- Full name: Philippe Jules François Mancini
- Born: 1676 Paris, France
- Died: 1768 (aged 92) Paris, France
- Noble family: Mancini family
- Spouse: Marianna Spinola
- Issue: Louis Jules, Duke of Nevers
- Father: Philippe Jules Mancini
- Mother: Diane Gabrielle Damas

= Philippe Jules François Mancini, Duke of Nevers =

Philippe Jules François Mancini, 3rd Duke of Nevers (Paris, 1676 – Paris, 1768) was a French aristocrat and member of the Mancini family.

==Early life==
He was born as the son of Philippe Jules Mancini, 8th Duke of Nevers and Diane Gabrielle Damas (1656-1715), he was the great-nephew of both King Louis XIV of France's mistress, Madame de Montespan, and his first chief minister, Cardinal Mazarin.

==Marriage and issue==
In 1709 he married Maria Anna Spinola (1678–1718), daughter of Juan Bautista Spinola, Marchese of Vergagna and Marie Françoise du Bois.
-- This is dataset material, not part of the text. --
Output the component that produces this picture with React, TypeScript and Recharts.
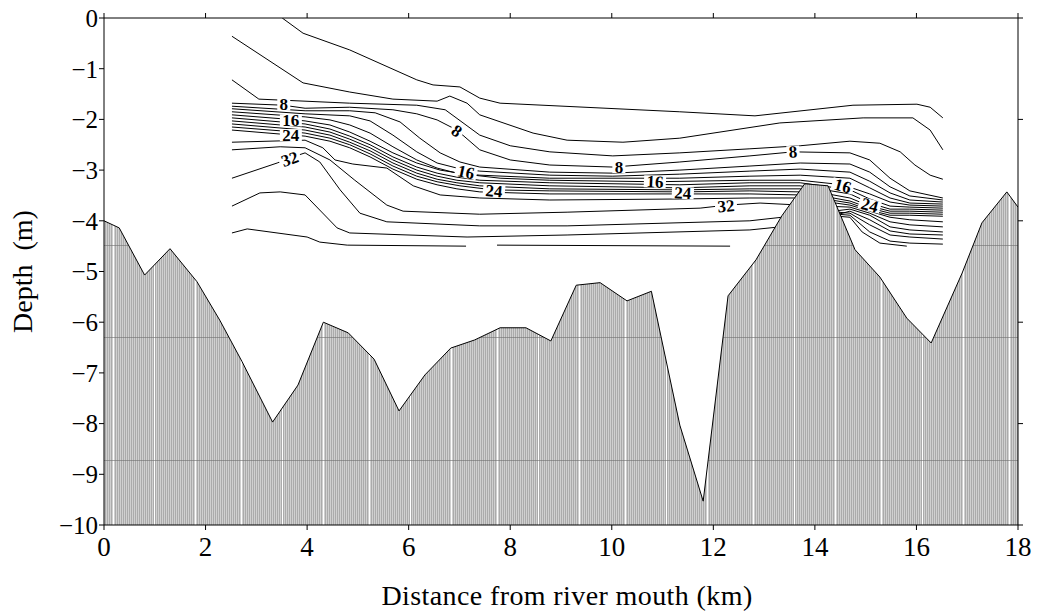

Their only child was the academician Louis Jules Mancini, the final Duke of Nevers.

==Titles==
He could not inherit the title of Duke of Nevers from his father in 1707, because the duchy had not been properly registered at the Parlement of Paris. In 1709, he inherited the titles of prince of Vergagne, grandee of Spain and Prince of the Holy Roman Empire from his father-in-law. In 1720 he received letters of confirmation for the duchy of Nevers from the Parlement. In 1730, he abdicated as duke in his son's favour.